**Problem statement:** Leaving the pictures out, print the lines from the first line of the listing through the line containing "import * as d3 from 'd3'", exactly as they read, and no others.

**Material:**

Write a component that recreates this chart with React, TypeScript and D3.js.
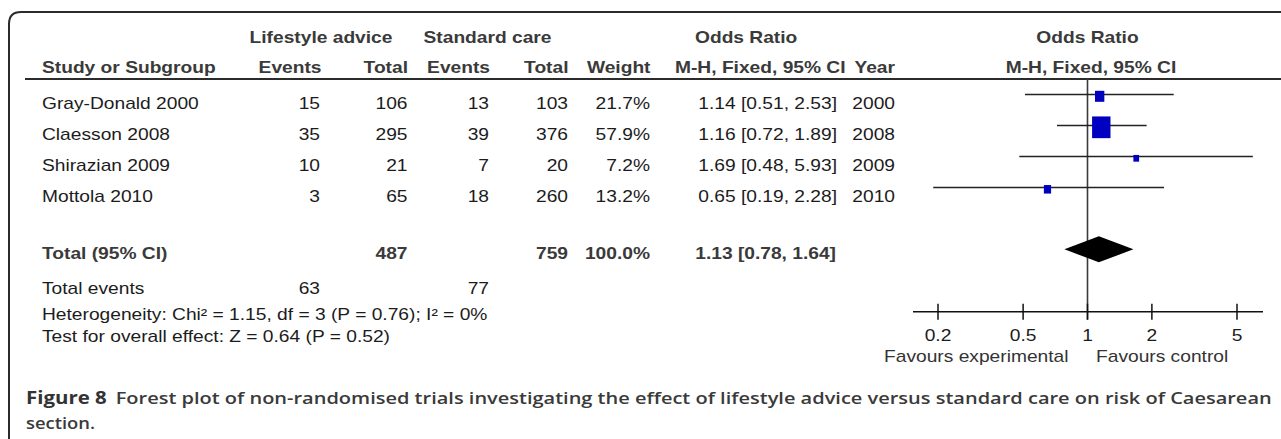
import React from 'react'
import * as d3 from 'd3'

const studies = ['Gray-Donald 2000', 'Claesson 2008', 'Shirazian 2009', 'Mottola 2010']
const expEvents = [15, 35, 10, 3]
const expTotal = [106, 295, 21, 65]
const ctrlEvents = [13, 39, 7, 18]
const ctrlTotal = [103, 376, 20, 260]
const weights = [21.7, 57.9, 7.2, 13.2]
const orMid = [1.14, 1.16, 1.69, 0.65]
const orLow = [0.51, 0.72, 0.48, 0.19]
const orHigh = [2.53, 1.89, 5.93, 2.28]
const years = [2000, 2008, 2009, 2010]

const totalN = [487, 759]
const totalWeight = 100.0
const totalOR = [1.13, 0.78, 1.64] // mid, low, high
const totalEvents = [63, 77]
const axisTicks = [0.2, 0.5, 1, 2, 5]

const width = 1281
const height = 439
const fnt = '"Liberation Sans", Arial, Helvetica, sans-serif'

function T(props: any) {
    const { x, y, anchor, bold, children, fill } = props
    return (
        <text
            transform={'translate(' + x + ',' + y + ') scale(1.2,1)'}
            textAnchor={anchor || 'start'}
            fontFamily={fnt}
            fontSize={16}
            fontWeight={bold ? 'bold' : 'normal'}
            fill={fill || (bold ? '#3a3a3a' : '#1c1c1c')}
        >
            {children}
        </text>
    )
}

const ci = (m: number, l: number, h: number) =>
    m.toFixed(2) + ' [' + l.toFixed(2) + ', ' + h.toFixed(2) + ']'

export default function App() {
    const x = d3.scaleLog().domain([0.2, 5]).range([938, 1237])
    const y = d3.scaleLinear().domain([0, 3]).range([94.5, 187.5])
    const box = d3.scaleLinear()
        .domain(d3.extent(weights) as [number, number])
        .range([5.7, 18.4])

    const totalY = 249.3
    const axisY = 311.7
    const x1 = x(1)

    const diamond = d3.line()([
        [x(totalOR[1]), totalY],
        [x(totalOR[0]), totalY - 13],
        [x(totalOR[2]), totalY],
        [x(totalOR[0]), totalY + 13],
    ]) + 'Z'

    return (
        <svg width={width} height={height}
            style={{ position: 'absolute', left: 0, top: 0, background: '#fff' }}>
            {/* frame */}
            <path d="M9,445 L9,24 Q9,12 21,12 L1290,12" fill="none" stroke="#2b2b2b" strokeWidth={2} />

            {/* headers */}
            <T x={321} y={43} anchor="middle" bold>Lifestyle advice</T>
            <T x={487.5} y={43} anchor="middle" bold>Standard care</T>
            <T x={695} y={43} bold>Odds Ratio</T>
            <T x={1087.5} y={43} anchor="middle" bold>Odds Ratio</T>
            <T x={42} y={72.5} bold>Study or Subgroup</T>
            <T x={321.5} y={72.5} anchor="end" bold>Events</T>
            <T x={408} y={72.5} anchor="end" bold>Total</T>
            <T x={490} y={72.5} anchor="end" bold>Events</T>
            <T x={568.5} y={72.5} anchor="end" bold>Total</T>
            <T x={650.5} y={72.5} anchor="end" bold>Weight</T>
            <T x={675} y={72.5} bold>M-H, Fixed, 95% CI</T>
            <T x={895} y={72.5} anchor="end" bold>Year</T>
            <T x={1091} y={72.5} anchor="middle" bold>M-H, Fixed, 95% CI</T>
            <line x1={25} x2={1281} y1={79} y2={79} stroke="#2b2b2b" strokeWidth={2} />

            {/* study rows */}
            {studies.map((s, i) => {
                const ty = y(i) + 14
                return (
                    <g key={s}>
                        <T x={42} y={ty}>{s}</T>
                        <T x={320} y={ty} anchor="end">{expEvents[i]}</T>
                        <T x={407.5} y={ty} anchor="end">{expTotal[i]}</T>
                        <T x={489} y={ty} anchor="end">{ctrlEvents[i]}</T>
                        <T x={568} y={ty} anchor="end">{ctrlTotal[i]}</T>
                        <T x={650} y={ty} anchor="end">{weights[i].toFixed(1) + '%'}</T>
                        <T x={837} y={ty} anchor="end">{ci(orMid[i], orLow[i], orHigh[i])}</T>
                        <T x={895} y={ty} anchor="end">{years[i]}</T>
                    </g>
                )
            })}

            {/* total row */}
            <T x={42} y={258.5} bold>Total (95% CI)</T>
            <T x={407.5} y={258.5} anchor="end" bold>{totalN[0]}</T>
            <T x={568} y={258.5} anchor="end" bold>{totalN[1]}</T>
            <T x={650} y={258.5} anchor="end" bold>{totalWeight.toFixed(1) + '%'}</T>
            <T x={836} y={258.5} anchor="end" bold>{ci(totalOR[0], totalOR[1], totalOR[2])}</T>

            <T x={42} y={294}>Total events</T>
            <T x={320} y={294} anchor="end">{totalEvents[0]}</T>
            <T x={489} y={294} anchor="end">{totalEvents[1]}</T>
            <T x={42} y={320}>Heterogeneity: Chi² = 1.15, df = 3 (P = 0.76); I² = 0%</T>
            <T x={42} y={342}>Test for overall effect: Z = 0.64 (P = 0.52)</T>

            {/* plot */}
            <line x1={x1} x2={x1} y1={79} y2={axisY + 8} stroke="#3a3a3a" strokeWidth={1.6} />
            {studies.map((s, i) => {
                const w = box(weights[i])
                const h = w * 1.18
                return (
                    <g key={'p' + s}>
                        <line x1={x(orLow[i])} x2={x(orHigh[i])} y1={y(i)} y2={y(i)}
                            stroke="#222" strokeWidth={1.5} />
                        <rect x={x(orMid[i]) - w / 2} y={y(i) + 1.8 - h / 2}
                            width={w} height={h} fill="#0000c0" />
                    </g>
                )
            })}
            <path d={diamond} fill="#000" />

            {/* axis */}
            <line x1={x(0.2) - 25} x2={x(5) + 26} y1={axisY} y2={axisY} stroke="#111" strokeWidth={1.5} />
            {axisTicks.map(t => (
                <g key={t}>
                    <line x1={x(t)} x2={x(t)} y1={axisY - 8} y2={axisY + 8} stroke="#111" strokeWidth={1.5} />
                    <T x={x(t)} y={341} anchor="middle">{String(t)}</T>
                </g>
            ))}
            <T x={x1 - 19} y={362} anchor="end" fill="#333">Favours experimental</T>
            <T x={x1 + 8.5} y={362} fill="#333">Favours control</T>

            {/* caption */}
            <text x={26} y={404} fontFamily='"Open Sans", sans-serif' fontSize={17} fontWeight={700}
                fill="#333" textLength={80.7} lengthAdjust="spacingAndGlyphs">Figure 8</text>
            <text x={115.7} y={404} fontFamily='"Open Sans", sans-serif' fontSize={17} fontWeight={600}
                fill="#3a3a3a" textLength={1156} lengthAdjust="spacingAndGlyphs">
                Forest plot of non-randomised trials investigating the effect of lifestyle advice versus standard care on risk of Caesarean
            </text>
            <text x={26} y={428.5} fontFamily='"Open Sans", sans-serif' fontSize={17} fontWeight={600}
                fill="#3a3a3a" textLength={69} lengthAdjust="spacingAndGlyphs">section.</text>
        </svg>
    )
}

**The answer:**
Write a component that recreates this chart with React, TypeScript and D3.js.
import React from 'react'
import * as d3 from 'd3'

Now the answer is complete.